I asked you not to get too wound up at the start of this. I hope you haven’t. I hope you all know how much a Liverpool win would have meant to me, to all of us. We all know that. It would have been everything. But it’s OK. Honestly. Again, I promise.

They put in some terrible challenges today, Everton. Football is a contact game with fierce and angry rivalries. But it is never necessary to hurt someone and Klopp clearly cares very deeply for all our players. The red card, however, should have been the second not the first.

We have no choice but to move on from this game. But when it comes to believing that we could have and should have won, we never have to let that go. Everton are a good side. That rivalry makes games like this closely drawn and hard to win.

Prior to the match Seamus Coleman wrote some words in the programme about the game.

“Finally, a message for all of our supporters… In fact, for fans of both clubs today.

“I can’t help thinking that the atmosphere today would have been up there with the best I have ever played in. I can only imagine the noise before the game and, I’ll be honest, it saddens me we won’t experience it today.

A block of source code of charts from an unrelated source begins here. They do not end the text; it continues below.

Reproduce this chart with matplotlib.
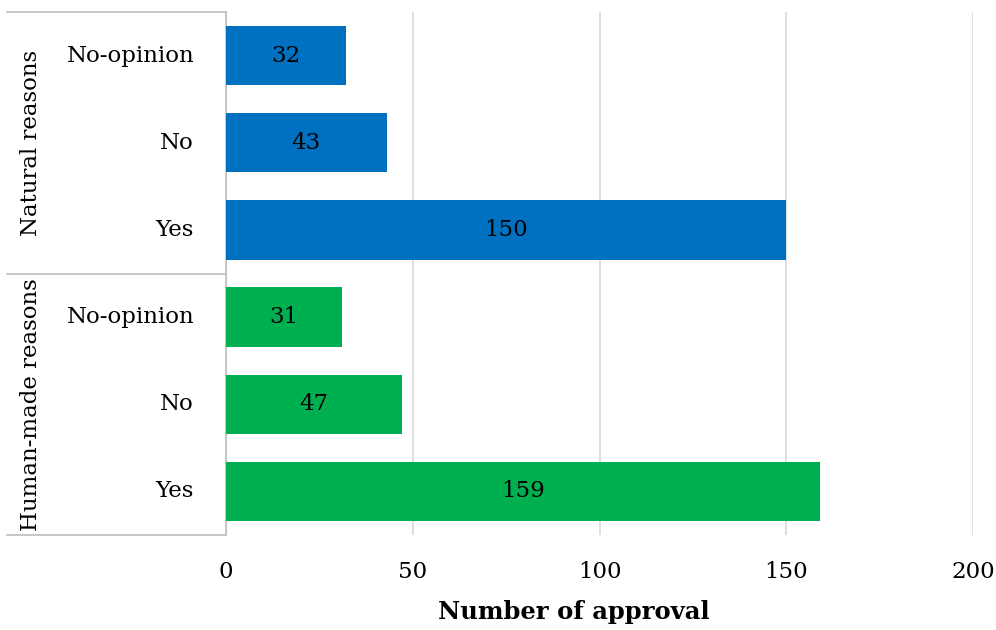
import matplotlib.pyplot as plt
import matplotlib.transforms as mtransforms

# Data
groups = ["Natural reasons", "Human-made reasons"]
answers = ["No-opinion", "No", "Yes"]
natural_values = [32, 43, 150]
human_values = [31, 47, 159]
group_colors = ["#0070C0", "#00B050"]
x_ticks = [0, 50, 100, 150, 200]

plt.rcParams['font.family'] = ['DejaVu Serif']

FS = 16.5

fig = plt.figure(figsize=(9.96, 6.30), dpi=100)
ax = fig.add_axes([226/996, 1 - 535/630, (973-226)/996, (535-12)/630])

# Build rows top to bottom
rows = []
for g, vals, col in zip(groups, [natural_values, human_values], group_colors):
    for a, v in zip(answers, vals):
        rows.append((g, a, v, col))

n = len(rows)
ypos = [n - 1 - i for i in range(n)]
vals = [r[2] for r in rows]
cols = [r[3] for r in rows]
bars = ax.barh(ypos, vals, height=0.68, color=cols, zorder=3)
for b, v in zip(bars, vals):
    ax.text(v / 2, b.get_y() + b.get_height() / 2, str(v), ha='center', va='center',
            fontsize=FS, color='black', zorder=4)

ax.set_ylim(-0.5, n - 0.5)
ax.set_xlim(0, 200)
ax.set_xticks(x_ticks)
ax.set_xticklabels([str(t) for t in x_ticks], fontsize=FS)
ax.tick_params(axis='x', length=0, pad=19)
ax.set_yticks([])
for s in ['top', 'right', 'bottom']:
    ax.spines[s].set_visible(False)
ax.spines['left'].set_color('#BFBFBF')
ax.spines['left'].set_linewidth(1.2)
ax.grid(axis='x', color='#D9D9D9', linewidth=1.2, zorder=0)
ax.set_xlabel("Number of approval", fontsize=17.5, fontweight='bold')
ax.xaxis.set_label_coords((574 - 226) / 747, (535 - 612) / 523)
ax.xaxis.label.set_va('center')

# Category labels and group boxes
trans = mtransforms.blended_transform_factory(ax.transAxes, ax.transData)
x_left = (7 - 226) / 747
for y, r in zip(ypos, rows):
    ax.text(-32 / 747, y, r[1], transform=trans, ha='right', va='center', fontsize=FS)

per = len(answers)
for gi, g in enumerate(groups):
    top = n - 0.5 - gi * per
    bot = top - per
    ax.text((31 - 226) / 747, (top + bot) / 2, g, transform=trans, rotation=90,
            ha='center', va='center', fontsize=FS)
for edge in [n - 0.5, n - 0.5 - per, -0.5]:
    ax.plot([x_left, 0], [edge, edge], transform=trans, color='#BFBFBF',
            linewidth=1.2, clip_on=False)

fig.savefig("out.png", dpi=100)
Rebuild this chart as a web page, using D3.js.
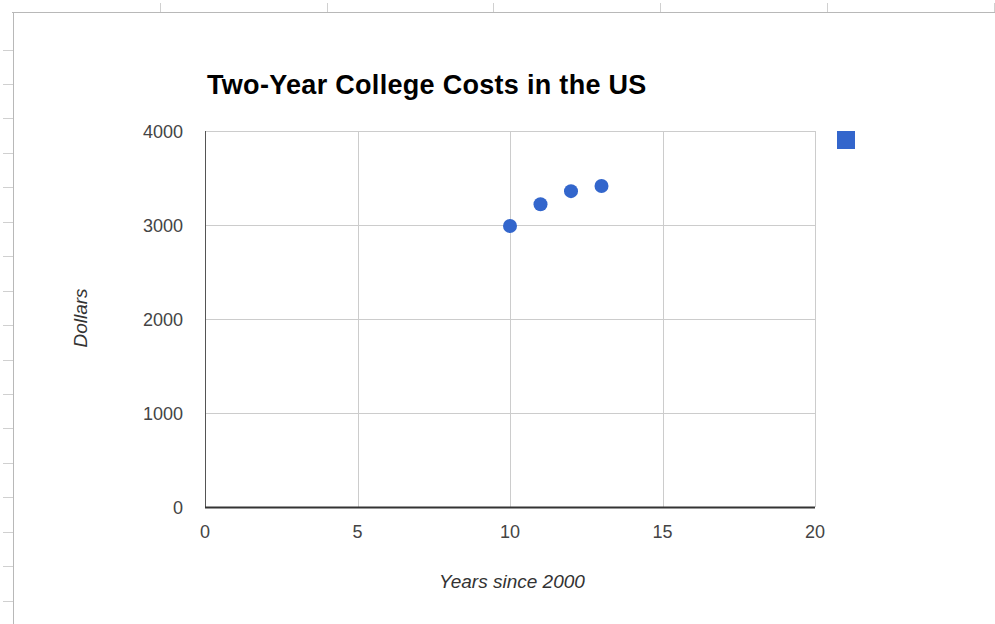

“I absolutely love the atmosphere of a Merseyside derby. And not seeing Blues and Reds inside the stadium reminds us just how serious the situation is.”

I didn’t sleep last night. I’m angry and I’m concerned for the city. The lack of sleep was nothing to do with the game, was due to all the ways I feel powerless, feel completely blunted, totally lack literal mental engagement by the crisis. It has put lives on hold. Genuinely, just put lives into limbo. And limbo is at best. Actual jeopardy at worst.

But then the footballers played that game of football and showed how much they cared for the game and one another and for what it all means. We all felt alive, raw, suddenly alive.

It will be there again and we will be. Take a breath, don’t be angry. Be enthralled.

We are on the march, you know. This, this is what it is to be alive.